With estate planning, if you don't let your beneficiaries know of all the accounts, both electronic and traditional, your assets may be extremely difficult for them to access when you pass away. In the past, a paper trail was often left so that there were clues as to where assets were located. However now, with many accounts handled online, it is hard to find those clues unless they are intentionally left behind.

An estate is responsible for all debts left behind and if your relatives don't know what you pay online, this could mean the bills go unpaid. This could cause problems because most credit card companies charge late fees for bills that are unpaid. They might wave these fees, but it takes time and effort.

Those bills that are on auto-pay are also a potential problem because they may get paid when they aren't due anymore. Checking the deceased person's wallet, desk or lockbox may help in finding those bills that are being paid online. Obtaining the credit report of the deceased person is an excellent way to discover those accounts that are open. A death certificate and a power of attorney or proof that you are the executor of the estate is usually required.

Reward programs also may need tracking in estate planning after a death has occurred. Those accounts, such as online poker accounts or even weapons in online gaming systems have value. Digital accounts have been valued at $54,722 on average and the list includes music downloads, photographs, health and financial records, career information and hobbies. You would be surprised to find that even a 91-year-old person can have a reward points program that doesn't automatically notify the person's email account. There are companies that will do the search for your deceased relative's online accounts, and this can be especially helpful after a death when you are grieving a loss.

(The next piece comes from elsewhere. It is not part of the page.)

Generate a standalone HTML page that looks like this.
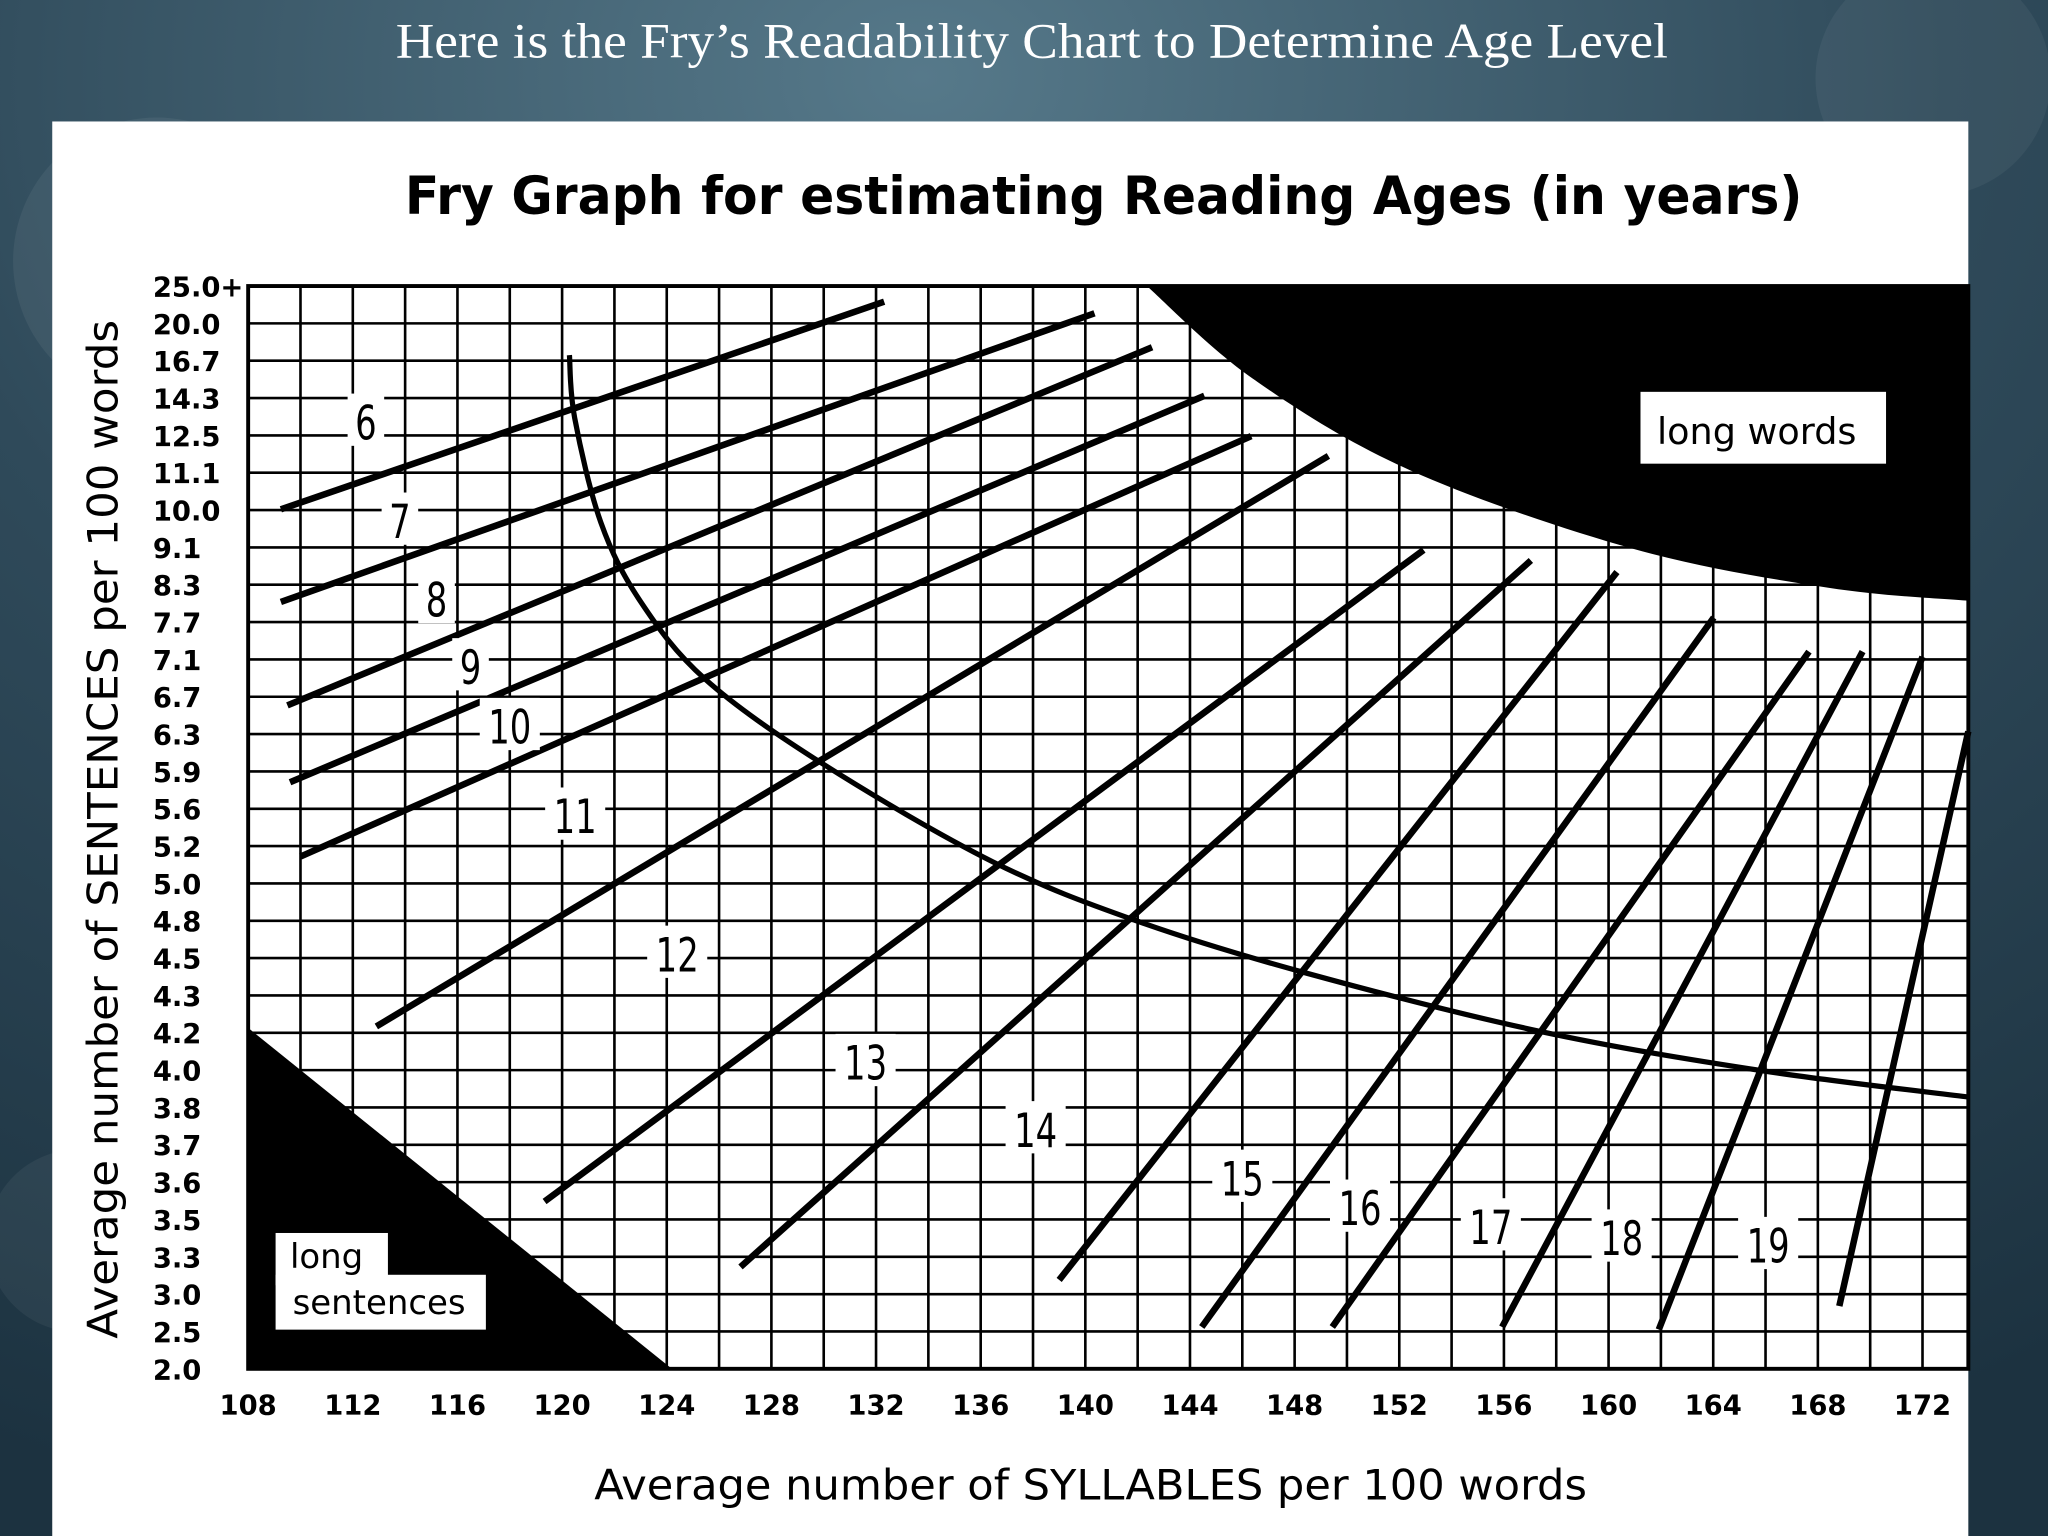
<!DOCTYPE html>
<html><head><meta charset="utf-8"><style>
html,body{margin:0;padding:0;background:#233a48;}
svg{display:block}
</style></head><body>
<svg id="chart" width="2048" height="1536" viewBox="0 0 1568 1176" xmlns="http://www.w3.org/2000/svg">
<defs>
<radialGradient id="bg" cx="0.45" cy="0.05" r="1">
<stop offset="0" stop-color="#56798a"/><stop offset="0.5" stop-color="#2f4a5a"/><stop offset="1" stop-color="#1c3240"/>
</radialGradient>
</defs>
<rect x="0" y="0" width="1568" height="1176" fill="url(#bg)"/>
<circle cx="120" cy="200" r="110" fill="#ffffff" opacity="0.06"/>
<circle cx="1480" cy="60" r="90" fill="#ffffff" opacity="0.05"/>
<circle cx="60" cy="950" r="70" fill="#ffffff" opacity="0.05"/>
<text x="790" y="44" text-anchor="middle" fill="#ffffff" font-family="Liberation Serif, serif" font-size="38" textLength="974" lengthAdjust="spacingAndGlyphs">Here is the Fry’s Readability Chart to Determine Age Level</text>
<rect x="40" y="93" width="1467" height="1083" fill="#ffffff"/>
<text x="845" y="164" text-anchor="middle" fill="#000" font-family="DejaVu Sans, sans-serif" font-weight="bold" font-size="40" textLength="1070" lengthAdjust="spacingAndGlyphs">Fry Graph for estimating Reading Ages (in years)</text>
<g id="plot"></g>
</svg>
<script>
const xTicks=[108,112,116,120,124,128,132,136,140,144,148,152,156,160,164,168,172];
const yTicks=["25.0+","20.0","16.7","14.3","12.5","11.1","10.0","9.1","8.3","7.7","7.1","6.7","6.3","5.9","5.6","5.2","5.0","4.8","4.5","4.3","4.2","4.0","3.8","3.7","3.6","3.5","3.3","3.0","2.5","2.0"];
const gradeNames=["6","7","8","9","10","11","12","13","14","15","16","17","18","19"];
const gradeStartX=[109.25,109.25,109.5,109.6,110.0,112.9,119.33,126.82,139.0,144.45,149.44,155.93,161.92,168.82];
const gradeStartY=[5.98,8.46,11.23,13.29,15.28,19.83,24.52,26.27,26.62,27.88,27.88,27.88,27.95,27.32];
const gradeEndX=[132.31,140.35,142.55,144.55,146.34,149.29,152.93,157.03,160.32,164.02,167.66,169.71,172.0,173.75];
const gradeEndY=[0.42,0.73,1.64,2.94,4.02,4.55,7.07,7.35,7.66,8.88,9.79,9.79,9.93,11.93];
const labelX=[112.5,113.8,115.2,116.5,118.0,120.5,124.4,131.6,138.1,146.0,150.5,155.5,160.5,166.1];
const labelY=[3.65,6.3,8.4,10.2,11.8,14.2,17.9,20.8,22.6,23.9,24.7,25.2,25.5,25.7];
const curveX=[120.28,120.48,121.48,122.98,125.47,129.97,136.46,141.95,148.44,157.43,165.91,173.75];
const curveY=[1.85,3.53,6.33,8.43,10.53,12.8,15.42,17.0,18.4,19.97,21.02,21.72];
const wordsRegionX=[142.35,146.4,152.4,160.9,168.4,173.75];
const wordsRegionY=[0,2.48,4.93,7.03,8.08,8.43];
const sentRegionX=[108,124.2,108];
const sentRegionY=[19.87,29,29];

const X0=190,XR=1507,Y0=219,Y1=1048;
const xs=v=>X0+(v-108)*20.03;
const ys=i=>Y0+i*(Y1-Y0)/29;
const NS="http://www.w3.org/2000/svg";
const plot=document.getElementById('plot');
function mk(tag,attrs,parent){const e=document.createElementNS(NS,tag);for(const k in attrs)e.setAttribute(k,attrs[k]);(parent||plot).appendChild(e);return e;}
function smooth(xa,ya){
 const P=xa.map((v,i)=>[xs(v),ys(ya[i])]);
 let d='M'+P[0][0]+','+P[0][1];
 for(let i=0;i<P.length-1;i++){
  const p0=P[Math.max(0,i-1)],p1=P[i],p2=P[i+1],p3=P[Math.min(P.length-1,i+2)];
  const c1=[p1[0]+(p2[0]-p0[0])/6,p1[1]+(p2[1]-p0[1])/6];
  const c2=[p2[0]-(p3[0]-p1[0])/6,p2[1]-(p3[1]-p1[1])/6];
  d+=` C${c1[0]},${c1[1]} ${c2[0]},${c2[1]} ${p2[0]},${p2[1]}`;
 }
 return d;
}

for(let v=110;v<=172;v+=2){
 const l=mk('line',{x1:xs(v),x2:xs(v),y1:Y0,y2:Y1,stroke:'#000','stroke-width':2});
 
 
}
for(let i=1;i<29;i++){
 const l=mk('line',{x1:X0,x2:XR,y1:ys(i),y2:ys(i),stroke:'#000','stroke-width':2});
 
 
}
const frame=mk('rect',{x:X0,y:Y0,width:XR-X0,height:Y1-Y0,fill:'none',stroke:'#000','stroke-width':3});



(function(){
 const d=smooth(wordsRegionX,wordsRegionY)+` L${xs(173.75)},${ys(0)} Z`;
 const p=mk('path',{d:d,fill:'#000'});
 
 
 const pts=sentRegionX.map((v,i)=>xs(v)+','+ys(sentRegionY[i])).join(' ');
 const q=mk('polygon',{points:pts,fill:'#000'});
 
 
})();

(function(){
 const p=mk('path',{d:smooth(curveX,curveY),fill:'none',stroke:'#000','stroke-width':4});
 
 
})();

gradeNames.forEach((g,i)=>{
 const l=mk('line',{x1:xs(gradeStartX[i]),y1:ys(gradeStartY[i]),x2:xs(gradeEndX[i]),y2:ys(gradeEndY[i]),stroke:'#000','stroke-width':5});
 
 
});
gradeNames.forEach((g,i)=>{
 const cx=xs(labelX[i]),cy=ys(labelY[i]);
 const w=g.length*18+10;
 const r=mk('rect',{x:cx-w/2,y:cy-22,width:w,height:40,fill:'#fff'});
 
 
 const t=mk('text',{x:cx,y:cy+13,'text-anchor':'middle','font-family':'DejaVu Sans Condensed, DejaVu Sans, sans-serif','font-size':36,fill:'#000',transform:`translate(${cx},0) scale(0.8,1) translate(${-cx},0)`});
 t.textContent=g;
 
 
});

xTicks.forEach(v=>{
 const t=mk('text',{x:xs(v),y:1083,'text-anchor':'middle','font-family':'DejaVu Sans, sans-serif','font-weight':'bold','font-size':21,fill:'#000'});
 t.textContent=v;
 
 
});
yTicks.forEach((s,i)=>{
 const t=mk('text',{x:117,y:ys(i)+8,'font-family':'DejaVu Sans, sans-serif','font-weight':'bold','font-size':21,fill:'#000'});
 t.textContent=s;
 
 
});

(function(){
 const r=mk('rect',{x:1256,y:300,width:188,height:55,fill:'#fff'});
 
 
 const t=mk('text',{x:1345,y:340,'text-anchor':'middle','font-family':'DejaVu Sans, sans-serif','font-size':28,fill:'#000'});
 t.textContent='long words';
 
 
 const r2=mk('rect',{x:211,y:944,width:86,height:40,fill:'#fff'});
 
 
 const r3=mk('rect',{x:211,y:976,width:161,height:42,fill:'#fff'});
 
 
 const t2=mk('text',{x:222,y:971,'font-family':'DejaVu Sans, sans-serif','font-size':26,fill:'#000'});
 t2.textContent='long';
 
 
 const t3=mk('text',{x:224,y:1006,'font-family':'DejaVu Sans, sans-serif','font-size':26,fill:'#000'});
 t3.textContent='sentences';
 
 
 const xt=mk('text',{x:835,y:1148,'text-anchor':'middle','font-family':'DejaVu Sans, sans-serif','font-size':32,fill:'#000',textLength:760,lengthAdjust:'spacingAndGlyphs'});
 xt.textContent='Average number of SYLLABLES per 100 words';
 
 
 const yt=mk('text',{x:0,y:0,'text-anchor':'middle','font-family':'DejaVu Sans, sans-serif','font-size':32,fill:'#000',textLength:780,lengthAdjust:'spacingAndGlyphs',transform:'translate(90,635) rotate(-90)'});
 yt.textContent='Average number of SENTENCES per 100 words';
 
 
})();
</script>
</body></html>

There are steps in estate planning that can be of value to your beneficiaries, such as keeping a snail mail trail by writing down your username and passwords, consolidating your accounts, providing the name of the institution and the account number of all your accounts and specifically naming an online executor. If you find yourself questioning whether your estate is in a good, solid place, you may want to consult a professional to help guide you through this sometimes confusing process.